Could CNN be filtering news that could irritate the American masses into seeing that the Fair Use Doctrine, Limited Copyrights and a cornucopia of other rights currently enjoyed by Americans are slipping away?
That scares me.
They should be off this year. Athens is overrun with feral dogs - quite a public health and safety hazard. Keep your eyes on your kids, folks.
I wonder - is there any entity out there anymore that's rooting for the common person.
Here we have commercial interests censoring viewership of Athletic games, for which the Geeks used to halt all wars and campaigns to compete.
Traditionally we have relied on goverments to keep everything on the straight and narrow, but with gevernments now having their own agenda no one is keeping an eye on the corporations.
I don't like turning things political, but I came across an interesting definition in the auld dictionary today:
(From dictionary.com)
One who governs by terrorism or intimidation; specifically, an agent or partisan of the revolutionary tribunal during the Reign of Terror in France. --Burke.
Irony - the term terrorist was originally coined for a government.
[ Monday is a terrible way to spend one seventh of your life. ]
Pay a month subscriptiuon to foreign prograsmming in Dish Network, and watch ALL the games, not only the ones where Americans compete!!! Also will be real time, not 20 hours late when NBC wants, and without biased commentary.
You don't have rights to see anything on television. It's a privilege, a service provided by private companies.
Then you mention "free press" which is irrelevant, because this isn't the government suppressing anything.
Isn't tax payer money going to support our USA teams? If so I think we have a basic right to see them perform.
I'm a little upset that the olympics is now becoming a pay per view type event with exclusive deals to big companies to distribute. This was once an event that unified the world in healthy competition, all in good fun. Now it's gone corporate and is gouging people.
I'll admit I could care less about a lot of the events, but that's possibly just because I never get to see them and appreciate them. As it is, I never know what events are going on or when. The athletes I don't know by name etc etc.
The olympics IMHO has a PR problem. They are failing to reach younger folks who would normally be the ones to care about this and are therefore losing ground to the X Games and similar events. I don't even know anyone these days that gives a shit about the olympics. Most people I talk to about it just shrug and forget it.
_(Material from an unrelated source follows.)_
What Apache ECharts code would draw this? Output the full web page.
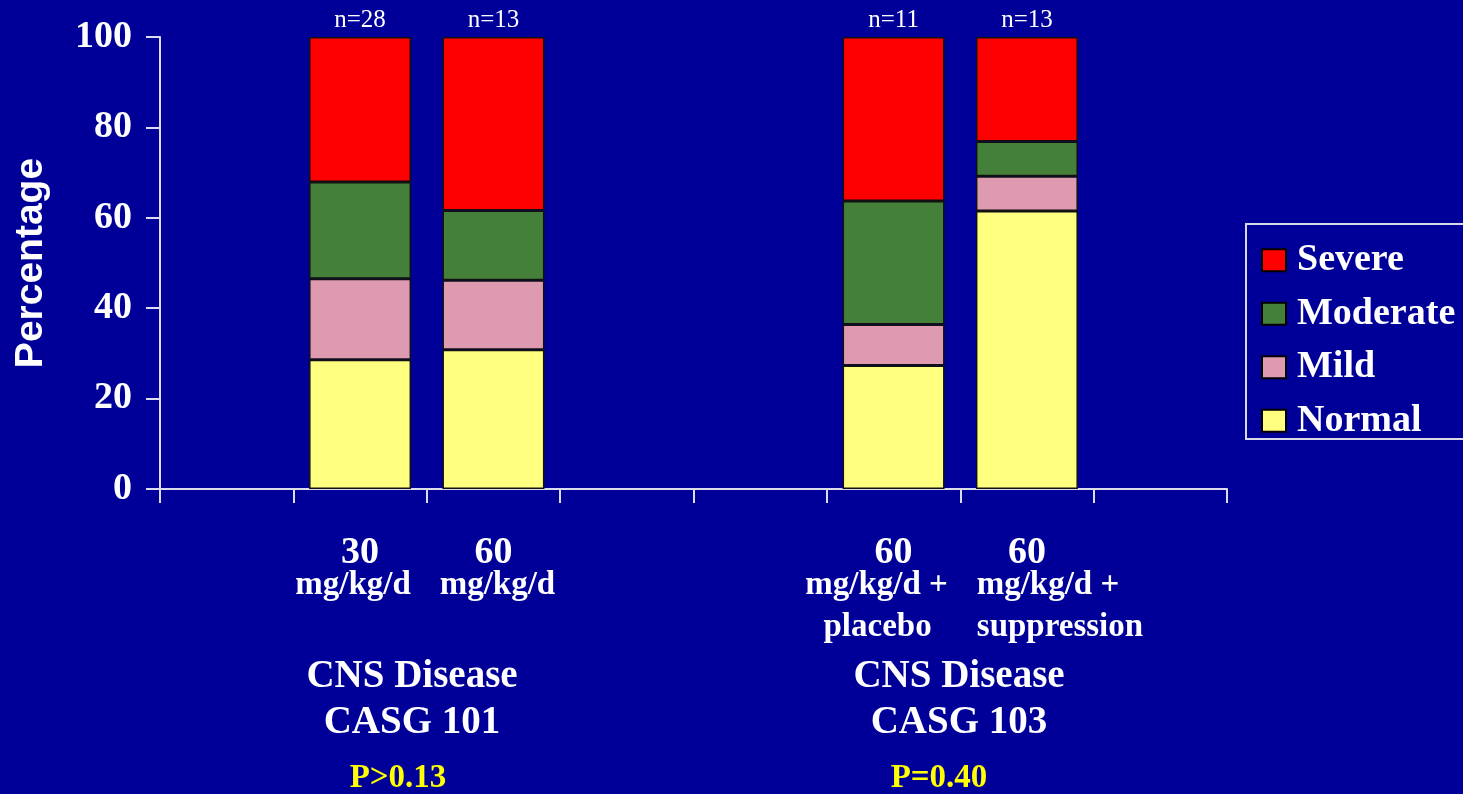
<!DOCTYPE html>
<html>
<head>
<meta charset="utf-8">
<script src="https://cdn.jsdelivr.net/npm/echarts@6/dist/echarts.min.js"></script>
<style>
html,body{margin:0;padding:0;background:#000099;}
#chart{width:1463px;height:794px;}
</style>
</head>
<body>
<div id="chart"></div>
<script>
// ---- data ----
var categories = [' ', '{a|30}\n{bl|mg/kg/d}', '{a|60}\n{br|mg/kg/d}', '  ', '   ',
  '{a|60}\n{b3|mg/kg/d +}\n{c3|placebo}', '{a|60}\n{b4|mg/kg/d +}\n{c4|suppression}', '    '];
var normalValues   = ['-', 28.6, 30.8, '-', '-', 27.3, 61.5, '-'];
var mildValues     = ['-', 17.9, 15.4, '-', '-', 9.1, 7.7, '-'];
var moderateValues = ['-', 21.4, 15.4, '-', '-', 27.3, 7.7, '-'];
var severeValues   = ['-', 32.1, 38.4, '-', '-', 36.3, 23.1, '-'];
var nLabels        = ['', 'n=28', 'n=13', '', '', 'n=11', 'n=13', ''];
var yTicks = [0, 20, 40, 60, 80, 100];
var groupTitles = [
  { lines: ['CNS Disease', 'CASG 101'], p: 'P>0.13' },
  { lines: ['CNS Disease', 'CASG 103'], p: 'P=0.40' }
];
var legendOrder = ['Severe', 'Moderate', 'Mild', 'Normal'];

var SERIF = '"Liberation Serif", "Times New Roman", serif';
var colors = { Normal: '#FFFF80', Mild: '#DE9AB1', Moderate: '#45803A', Severe: '#FF0000' };

function mk(name, data, withLabel) {
  var s = {
    name: name, type: 'bar', stack: 'total', data: data, barWidth: 102,
    itemStyle: { color: colors[name], borderColor: '#111', borderWidth: 1.5 },
    emphasis: { disabled: true }
  };
  if (withLabel) {
    s.label = {
      show: true, position: 'top', distance: 4,
      formatter: function (p) { return nLabels[p.dataIndex]; },
      color: '#ffffff', fontFamily: SERIF, fontSize: 25, fontWeight: 'normal'
    };
  }
  return s;
}
function rs(size, lh, pad) {
  return { fontSize: size, lineHeight: lh, fontFamily: SERIF, fontWeight: 'bold', color: '#ffffff', padding: pad || 0 };
}

var chart = echarts.init(document.getElementById('chart'));
var textBase = { fill: '#ffffff', fontFamily: SERIF, fontWeight: 'bold', align: 'center', verticalAlign: 'middle' };
var graphics = [
  { type: 'rect', shape: { x: 1246, y: 224, width: 270, height: 215 },
    style: { fill: 'none', stroke: '#d8d8e8', lineWidth: 2 } },
  { type: 'text', x: 412, y: 677, style: Object.assign({}, textBase, { text: groupTitles[0].lines[0], fontSize: 39 }) },
  { type: 'text', x: 412, y: 723, style: Object.assign({}, textBase, { text: groupTitles[0].lines[1], fontSize: 39 }) },
  { type: 'text', x: 398, y: 778, style: Object.assign({}, textBase, { text: groupTitles[0].p, fontSize: 33, fill: '#FFFF00' }) },
  { type: 'text', x: 959, y: 677, style: Object.assign({}, textBase, { text: groupTitles[1].lines[0], fontSize: 39 }) },
  { type: 'text', x: 959, y: 723, style: Object.assign({}, textBase, { text: groupTitles[1].lines[1], fontSize: 39 }) },
  { type: 'text', x: 939, y: 778, style: Object.assign({}, textBase, { text: groupTitles[1].p, fontSize: 33, fill: '#FFFF00' }) }
];

chart.setOption({
  backgroundColor: '#000099',
  animation: false,
  grid: { left: 160, right: 236, top: 37, bottom: 305, containLabel: false },
  legend: {
    data: legendOrder, orient: 'vertical', left: 1261, top: 241, icon: 'rect',
    itemWidth: 24, itemHeight: 22, itemGap: 15, padding: 0,
    itemStyle: { borderColor: '#000', borderWidth: 2 },
    textStyle: { color: '#ffffff', fontFamily: SERIF, fontWeight: 'bold', fontSize: 38, lineHeight: 38.5, padding: [0, 0, 0, 6] },
    selectedMode: false
  },
  xAxis: {
    type: 'category', data: categories, boundaryGap: true,
    axisLine: { show: true, lineStyle: { color: '#dcdcee', width: 2 } },
    axisTick: { show: true, interval: 0, length: 14, lineStyle: { color: '#dcdcee', width: 2 } },
    axisLabel: {
      interval: 0, margin: 48, verticalAlign: 'top', color: '#ffffff',
      fontFamily: SERIF, fontWeight: 'bold',
      rich: {
        a: rs(38, 32),
        bl: rs(33, 32, [0, 14, 0, 0]),
        br: rs(33, 32, [0, 0, 0, 8]),
        b3: rs(33, 32, [0, 34, 0, 0]),
        c3: rs(33, 52, [0, 32, 0, 0]),
        b4: rs(33, 32, [0, 0, 0, 42]),
        c4: rs(33, 52, [0, 0, 0, 66])
      }
    },
    splitLine: { show: false }
  },
  yAxis: {
    type: 'value', min: yTicks[0], max: yTicks[yTicks.length - 1], interval: yTicks[1] - yTicks[0],
    name: 'Percentage', nameLocation: 'middle', nameGap: 109, nameRotate: 90,
    nameTextStyle: { color: '#ffffff', fontFamily: '"Liberation Sans", Arial, sans-serif', fontWeight: 'bold', fontSize: 39 },
    axisLine: { show: true, lineStyle: { color: '#dcdcee', width: 2 } },
    axisTick: { show: true, length: 14, lineStyle: { color: '#dcdcee', width: 2 } },
    axisLabel: { margin: 28, color: '#ffffff', fontFamily: SERIF, fontWeight: 'bold', fontSize: 38 },
    splitLine: { show: false }
  },
  series: [
    mk('Normal', normalValues, false),
    mk('Mild', mildValues, false),
    mk('Moderate', moderateValues, false),
    mk('Severe', severeValues, true)
  ],
  graphic: graphics
});
</script>
</body>
</html>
It's 'news' that effectively encourages people to go look at a competing network. For the CNN beancounters, this is most certainly not worthy news.
Free Software: Like love, it grows best when given away.
Ok, so we just bounce off somewhere overseas and it wont know the difference..
They do this now with races, they black out the local area and penalize the locals that dont get to go... but let everyone else in the world see what is happening..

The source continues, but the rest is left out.